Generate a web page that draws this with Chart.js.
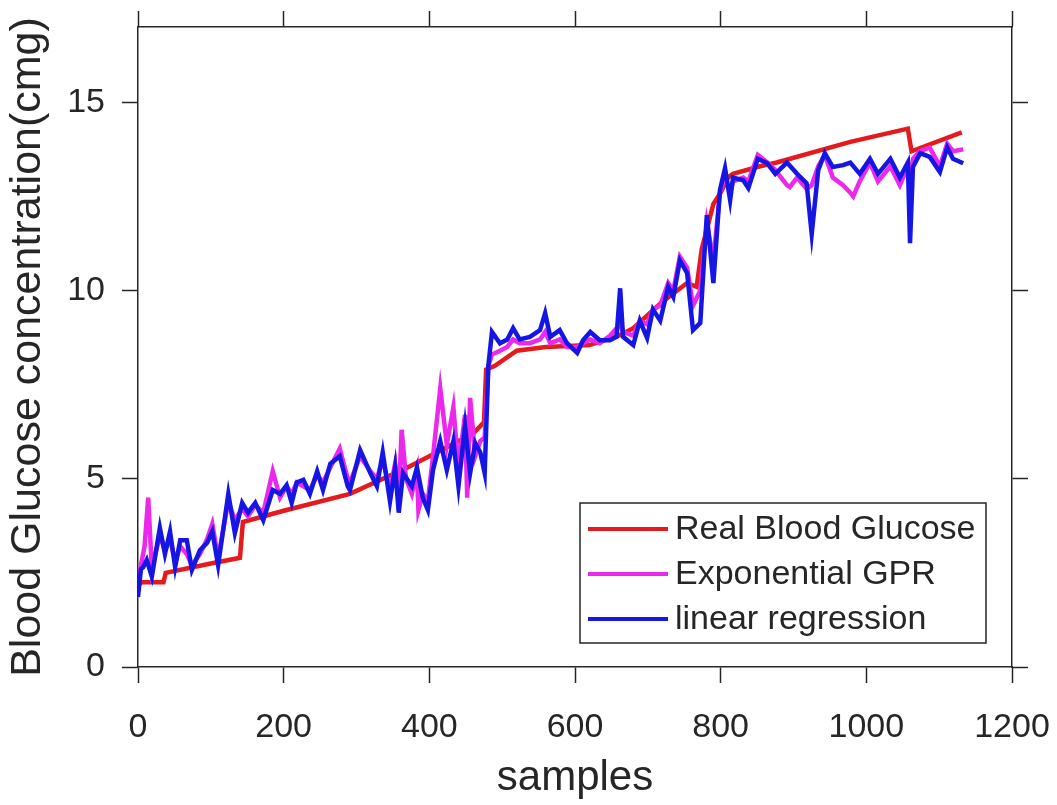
<!DOCTYPE html>
<html>
<head>
<meta charset="utf-8">
<script src="https://cdn.jsdelivr.net/npm/chart.js@4/dist/chart.umd.min.js"></script>
<style>
  body { margin: 0; background: #fff; }
</style>
</head>
<body>
<canvas id="glucoseChart" width="1057" height="805"></canvas>
<script>
const xTicks = [0, 200, 400, 600, 800, 1000, 1200];
const yTicks = [0, 5, 10, 15];

// Real Blood Glucose (red)
const realX = [0, 5, 35, 38, 100, 140, 144, 200, 291, 370, 400, 460, 475, 478, 490, 520, 560, 620, 660, 680,
  720, 754, 767, 774, 790, 800, 810, 817, 854, 877, 978, 1057, 1062, 1131];
const realY = [2.15, 2.25, 2.25, 2.5, 2.75, 2.9, 3.85, 4.15, 4.6, 5.3, 5.6, 6.2, 6.5, 7.9, 8.0, 8.4, 8.5, 8.55, 8.8, 9.0,
  9.7, 10.2, 10.1, 11.1, 12.3, 12.6, 13.0, 13.1, 13.3, 13.4, 13.95, 14.3, 13.7, 14.2];

// Exponential GPR (magenta)
const gprX = [0, 4, 9, 14, 19, 30, 37, 44, 51, 58, 67, 74, 85, 95, 102, 110, 124, 133, 143, 151,
  161, 172, 185, 195, 204, 211, 218, 227, 236, 246, 254, 264, 277, 288, 291, 305, 319, 328, 336, 346,
  353, 358, 362, 368, 376, 383, 385, 391, 398, 405, 415, 424, 433, 440, 449, 452, 456, 463, 470, 476,
  481, 486, 497, 507, 515, 524, 538, 552, 559, 566, 579, 589, 603, 611, 621, 634, 648, 657, 662, 666,
  680, 689, 699, 707, 717, 728, 735, 744, 754, 762, 772, 778, 781, 790, 799, 806, 813, 817, 831, 838,
  851, 864, 875, 891, 895, 905, 918, 925, 934, 943, 954, 968, 978, 982, 991, 1005, 1016, 1033, 1046, 1057,
  1060, 1064, 1074, 1087, 1101, 1111, 1119, 1133];
const gprY = [2.0, 2.7, 3.2, 4.5, 2.6, 3.5, 3.1, 3.4, 2.8, 3.2, 3.0, 2.7, 3.0, 3.4, 3.8, 2.9, 4.4, 3.9, 4.2, 4.0,
  4.3, 4.1, 5.2, 4.5, 4.8, 4.6, 4.9, 4.8, 4.7, 5.1, 4.9, 5.3, 5.8, 5.0, 4.9, 5.6, 5.2, 5.0, 5.5, 4.7,
  5.4, 4.5, 6.3, 5.0, 4.6, 5.2, 4.17, 4.6, 4.4, 5.6, 7.4, 5.9, 6.9, 5.3, 6.7, 4.5, 7.15, 5.6, 6.0, 6.1,
  8.0, 8.3, 8.4, 8.5, 8.7, 8.6, 8.6, 8.7, 8.9, 8.6, 8.7, 8.5, 8.5, 8.6, 8.7, 8.6, 8.8, 9.0, 9.1, 8.9,
  8.8, 9.2, 9.1, 9.5, 9.6, 10.2, 10.0, 10.9, 10.6, 9.6, 10.0, 11.2, 11.8, 10.8, 12.6, 13.0, 12.6, 12.9, 13.0, 12.9,
  13.6, 13.4, 13.2, 12.8, 12.75, 13.0, 12.7, 12.8, 13.3, 13.6, 13.0, 12.8, 12.6, 12.5, 12.9, 13.4, 12.9, 13.3, 12.8, 13.3,
  13.0, 13.5, 13.7, 13.8, 13.3, 13.9, 13.7, 13.75];

// linear regression (blue)
const linX = [0, 4, 7, 12, 19, 30, 37, 44, 51, 58, 67, 74, 85, 95, 102, 110, 124, 133, 143, 151,
  161, 172, 185, 195, 204, 211, 218, 227, 236, 246, 254, 264, 277, 288, 291, 305, 319, 328, 336, 346,
  353, 358, 364, 376, 383, 391, 398, 405, 415, 424, 433, 440, 449, 456, 463, 470, 476, 481, 486, 497,
  507, 515, 524, 538, 552, 559, 566, 579, 589, 603, 611, 621, 634, 648, 657, 662, 666, 680, 689, 699,
  707, 717, 728, 735, 744, 754, 762, 772, 778, 781, 790, 799, 806, 813, 817, 831, 838, 851, 864, 875,
  891, 905, 918, 925, 934, 943, 954, 968, 978, 991, 1005, 1016, 1033, 1046, 1057, 1060, 1064, 1074, 1087, 1101,
  1111, 1119, 1133];
const linY = [1.86, 2.6, 2.65, 2.84, 2.4, 3.7, 3.0, 3.6, 2.65, 3.37, 3.37, 2.58, 3.1, 3.3, 3.6, 2.7, 4.6, 3.56, 4.36, 4.1,
  4.36, 3.9, 4.7, 4.6, 4.83, 4.36, 4.9, 4.97, 4.6, 5.2, 4.7, 5.4, 5.6, 4.8, 4.7, 5.76, 5.15, 4.8, 5.7, 4.4,
  5.3, 4.1, 5.15, 4.8, 5.3, 4.5, 4.17, 5.23, 6.0, 5.23, 6.0, 4.8, 6.4, 5.15, 5.95, 5.7, 5.15, 8.0, 8.9, 8.6,
  8.7, 9.0, 8.7, 8.77, 8.95, 9.4, 8.77, 8.95, 8.6, 8.34, 8.68, 8.9, 8.68, 8.68, 8.77, 10.06, 8.77, 8.55, 9.2, 8.74,
  9.5, 9.2, 10.1, 9.83, 10.8, 10.46, 8.95, 9.14, 11.07, 12.0, 10.2, 12.67, 13.25, 12.4, 13.0, 12.93, 12.72, 13.5, 13.38, 13.1,
  13.4, 13.1, 12.85, 11.5, 13.2, 13.65, 13.28, 13.33, 13.4, 13.1, 13.5, 13.1, 13.5, 13.0, 13.4, 11.26, 13.28, 13.65, 13.55, 13.15,
  13.8, 13.5, 13.38];

function toPoints(xs, ys) {
  return xs.map((x, i) => ({ x: x, y: ys[i] }));
}

const axisColor = '#262626';
const fontFamily = '"Liberation Sans", Arial, sans-serif';

// legend drawn inside the plot, bottom right, like the matlab one
const insideLegend = {
  id: 'insideLegend',
  afterDraw(chart) {
    const c = chart.ctx;
    const area = chart.chartArea;
    const left = area.left + 442;
    const right = area.right - 26;
    const top = area.bottom - 164;
    const bottom = area.bottom - 24;
    c.save();
    c.fillStyle = '#fff';
    c.fillRect(left, top, right - left, bottom - top);
    c.strokeStyle = axisColor;
    c.lineWidth = 1.5;
    c.strokeRect(left, top, right - left, bottom - top);
    c.font = '34px ' + fontFamily;
    c.textBaseline = 'middle';
    c.fillStyle = axisColor;
    chart.data.datasets.forEach((ds, i) => {
      const y = top + 26 + i * 45;
      c.strokeStyle = ds.borderColor;
      c.lineWidth = 4;
      c.beginPath();
      c.moveTo(left + 8, y);
      c.lineTo(left + 88, y);
      c.stroke();
      c.fillText(ds.label, left + 95, y + 1);
    });
    c.restore();
  }
};

const ctx = document.getElementById('glucoseChart').getContext('2d');

const gridOpts = {
  drawOnChartArea: false,
  drawTicks: true,
  tickLength: 16,
  tickWidth: 1.5,
  tickColor: axisColor,
  color: axisColor
};
const borderOpts = { color: axisColor, width: 1.5 };

// fixed axis sizes so the frame sits where matlab put it
function fixSize(size, horizontal) {
  return (s) => {
    if (horizontal) s.height = size; else s.width = size;
    s.paddingTop = 0;
    s.paddingBottom = 0;
    s.paddingLeft = 0;
    s.paddingRight = 0;
  };
}

new Chart(ctx, {
  type: 'line',
  data: {
    datasets: [
      {
        label: 'Real Blood Glucose',
        data: toPoints(realX, realY),
        borderColor: 'rgb(228, 26, 28)',
        borderWidth: 4.5,
        pointRadius: 0,
        tension: 0,
        order: 3
      },
      {
        label: 'Exponential GPR',
        data: toPoints(gprX, gprY),
        borderColor: 'rgb(236, 40, 236)',
        borderWidth: 4.5,
        pointRadius: 0,
        tension: 0,
        order: 2
      },
      {
        label: 'linear regression',
        data: toPoints(linX, linY),
        borderColor: 'rgb(22, 22, 228)',
        borderWidth: 4.5,
        pointRadius: 0,
        tension: 0,
        order: 1
      }
    ]
  },
  options: {
    responsive: false,
    animation: false,
    layout: { padding: 0 },
    plugins: {
      legend: { display: false },
      tooltip: { enabled: false }
    },
    scales: {
      x: {
        type: 'linear',
        position: 'bottom',
        min: 0,
        max: 1200,
        afterBuildTicks: (s) => { s.ticks = xTicks.map(v => ({ value: v })); },
        afterFit: fixSize(138, true),
        ticks: {
          font: { family: fontFamily, size: 34 },
          color: axisColor,
          padding: 24,
          maxRotation: 0,
          callback: (v) => String(v)
        },
        grid: gridOpts,
        border: borderOpts,
        title: {
          display: true,
          text: 'samples',
          font: { family: fontFamily, size: 42 },
          color: axisColor,
          padding: { top: 0, bottom: 1 }
        }
      },
      x2: {
        type: 'linear',
        position: 'top',
        min: 0,
        max: 1200,
        afterBuildTicks: (s) => { s.ticks = xTicks.map(v => ({ value: v })); },
        afterFit: fixSize(27, true),
        ticks: { display: false },
        grid: gridOpts,
        border: borderOpts
      },
      y: {
        type: 'linear',
        position: 'left',
        min: 0,
        max: 17,
        afterBuildTicks: (s) => { s.ticks = yTicks.map(v => ({ value: v })); },
        afterFit: fixSize(138, false),
        ticks: {
          font: { family: fontFamily, size: 34 },
          color: axisColor,
          padding: 17,
          callback: (v) => String(v)
        },
        grid: gridOpts,
        border: borderOpts,
        title: {
          display: true,
          text: 'Blood Glucose concentration(cmg)',
          font: { family: fontFamily, size: 43 },
          color: axisColor,
          padding: { top: 2, bottom: 0 }
        }
      },
      y2: {
        type: 'linear',
        position: 'right',
        min: 0,
        max: 17,
        afterBuildTicks: (s) => { s.ticks = yTicks.map(v => ({ value: v })); },
        afterFit: fixSize(45, false),
        ticks: { display: false },
        grid: gridOpts,
        border: borderOpts
      }
    }
  },
  plugins: [insideLegend]
});
</script>
</body>
</html>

• **PROBLEM DETAILS**
Repeat the listing above from its first line through the line that contains "const yTicks = [0, 5, 10, 15];", both included, and nothing more. Drop the pictures.

• **REPLY TO THE TASK**
Generate a web page that draws this with Chart.js.
<!DOCTYPE html>
<html>
<head>
<meta charset="utf-8">
<script src="https://cdn.jsdelivr.net/npm/chart.js@4/dist/chart.umd.min.js"></script>
<style>
  body { margin: 0; background: #fff; }
</style>
</head>
<body>
<canvas id="glucoseChart" width="1057" height="805"></canvas>
<script>
const xTicks = [0, 200, 400, 600, 800, 1000, 1200];
const yTicks = [0, 5, 10, 15];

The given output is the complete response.